## Exercise brief
Return all of the entries word for word, but omit the pictures they contain.

Rows from a dataset of charts and code
__________

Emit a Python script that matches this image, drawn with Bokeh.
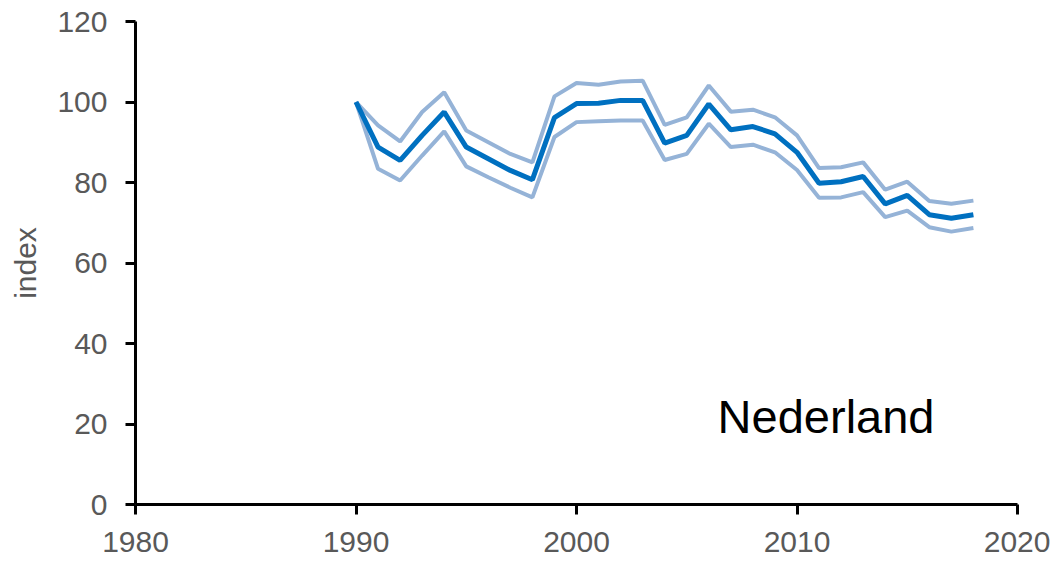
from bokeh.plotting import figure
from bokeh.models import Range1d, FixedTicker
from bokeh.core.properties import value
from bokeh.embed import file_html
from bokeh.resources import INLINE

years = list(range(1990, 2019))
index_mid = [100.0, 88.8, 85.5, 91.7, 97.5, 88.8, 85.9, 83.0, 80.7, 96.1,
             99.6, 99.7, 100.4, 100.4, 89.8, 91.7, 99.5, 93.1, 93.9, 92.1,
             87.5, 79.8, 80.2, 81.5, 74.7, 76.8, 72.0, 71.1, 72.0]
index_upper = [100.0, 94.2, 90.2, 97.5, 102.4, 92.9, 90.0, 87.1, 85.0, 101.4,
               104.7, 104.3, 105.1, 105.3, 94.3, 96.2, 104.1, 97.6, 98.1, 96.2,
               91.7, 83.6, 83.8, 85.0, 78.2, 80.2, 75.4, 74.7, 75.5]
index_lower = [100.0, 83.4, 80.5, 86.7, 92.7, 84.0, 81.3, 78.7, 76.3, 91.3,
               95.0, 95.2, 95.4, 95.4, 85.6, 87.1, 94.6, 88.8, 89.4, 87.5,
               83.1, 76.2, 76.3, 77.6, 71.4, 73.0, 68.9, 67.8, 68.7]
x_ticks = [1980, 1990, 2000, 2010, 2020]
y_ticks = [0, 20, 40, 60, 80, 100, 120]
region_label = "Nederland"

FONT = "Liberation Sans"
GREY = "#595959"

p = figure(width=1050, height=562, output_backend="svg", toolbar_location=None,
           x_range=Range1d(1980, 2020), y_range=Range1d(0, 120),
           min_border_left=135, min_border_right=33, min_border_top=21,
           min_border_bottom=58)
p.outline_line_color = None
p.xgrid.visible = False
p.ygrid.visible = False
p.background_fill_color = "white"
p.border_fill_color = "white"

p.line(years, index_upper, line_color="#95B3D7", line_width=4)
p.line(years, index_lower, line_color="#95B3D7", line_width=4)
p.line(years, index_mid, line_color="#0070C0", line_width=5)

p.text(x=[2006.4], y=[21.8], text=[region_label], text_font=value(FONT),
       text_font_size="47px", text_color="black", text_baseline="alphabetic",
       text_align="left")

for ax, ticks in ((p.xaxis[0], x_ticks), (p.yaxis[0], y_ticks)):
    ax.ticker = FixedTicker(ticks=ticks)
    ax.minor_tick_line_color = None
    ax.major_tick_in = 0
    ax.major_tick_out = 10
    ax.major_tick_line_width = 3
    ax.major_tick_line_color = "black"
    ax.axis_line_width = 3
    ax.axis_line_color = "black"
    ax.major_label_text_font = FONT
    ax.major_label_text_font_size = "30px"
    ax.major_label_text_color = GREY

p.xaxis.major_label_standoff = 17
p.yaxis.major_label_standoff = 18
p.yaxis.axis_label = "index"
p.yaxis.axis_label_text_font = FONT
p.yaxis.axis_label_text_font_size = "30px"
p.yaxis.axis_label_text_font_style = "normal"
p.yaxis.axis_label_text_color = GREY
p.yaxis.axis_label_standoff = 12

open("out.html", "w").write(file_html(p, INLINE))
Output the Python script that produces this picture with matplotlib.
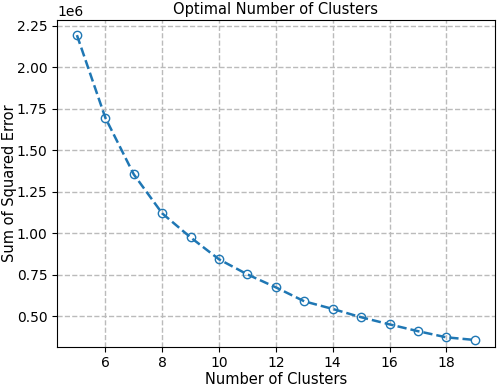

__________

## The solution
Emit a Python script that matches this image, drawn with Bokeh.
from bokeh.plotting import figure
from bokeh.models import Range1d, FixedTicker
from bokeh.core.properties import value
from bokeh.embed import file_html
from bokeh.resources import INLINE

years = list(range(1990, 2019))
index_mid = [100.0, 88.8, 85.5, 91.7, 97.5, 88.8, 85.9, 83.0, 80.7, 96.1,
             99.6, 99.7, 100.4, 100.4, 89.8, 91.7, 99.5, 93.1, 93.9, 92.1,
             87.5, 79.8, 80.2, 81.5, 74.7, 76.8, 72.0, 71.1, 72.0]
index_upper = [100.0, 94.2, 90.2, 97.5, 102.4, 92.9, 90.0, 87.1, 85.0, 101.4,
               104.7, 104.3, 105.1, 105.3, 94.3, 96.2, 104.1, 97.6, 98.1, 96.2,
               91.7, 83.6, 83.8, 85.0, 78.2, 80.2, 75.4, 74.7, 75.5]
index_lower = [100.0, 83.4, 80.5, 86.7, 92.7, 84.0, 81.3, 78.7, 76.3, 91.3,
               95.0, 95.2, 95.4, 95.4, 85.6, 87.1, 94.6, 88.8, 89.4, 87.5,
               83.1, 76.2, 76.3, 77.6, 71.4, 73.0, 68.9, 67.8, 68.7]
x_ticks = [1980, 1990, 2000, 2010, 2020]
y_ticks = [0, 20, 40, 60, 80, 100, 120]
region_label = "Nederland"

FONT = "Liberation Sans"
GREY = "#595959"

p = figure(width=1050, height=562, output_backend="svg", toolbar_location=None,
           x_range=Range1d(1980, 2020), y_range=Range1d(0, 120),
           min_border_left=135, min_border_right=33, min_border_top=21,
           min_border_bottom=58)
p.outline_line_color = None
p.xgrid.visible = False
p.ygrid.visible = False
p.background_fill_color = "white"
p.border_fill_color = "white"

p.line(years, index_upper, line_color="#95B3D7", line_width=4)
p.line(years, index_lower, line_color="#95B3D7", line_width=4)
p.line(years, index_mid, line_color="#0070C0", line_width=5)

p.text(x=[2006.4], y=[21.8], text=[region_label], text_font=value(FONT),
       text_font_size="47px", text_color="black", text_baseline="alphabetic",
       text_align="left")

for ax, ticks in ((p.xaxis[0], x_ticks), (p.yaxis[0], y_ticks)):
    ax.ticker = FixedTicker(ticks=ticks)
    ax.minor_tick_line_color = None
    ax.major_tick_in = 0
    ax.major_tick_out = 10
    ax.major_tick_line_width = 3
    ax.major_tick_line_color = "black"
    ax.axis_line_width = 3
    ax.axis_line_color = "black"
    ax.major_label_text_font = FONT
    ax.major_label_text_font_size = "30px"
    ax.major_label_text_color = GREY

p.xaxis.major_label_standoff = 17
p.yaxis.major_label_standoff = 18
p.yaxis.axis_label = "index"
p.yaxis.axis_label_text_font = FONT
p.yaxis.axis_label_text_font_size = "30px"
p.yaxis.axis_label_text_font_style = "normal"
p.yaxis.axis_label_text_color = GREY
p.yaxis.axis_label_standoff = 12

open("out.html", "w").write(file_html(p, INLINE))
Output the Python script that produces this picture with matplotlib.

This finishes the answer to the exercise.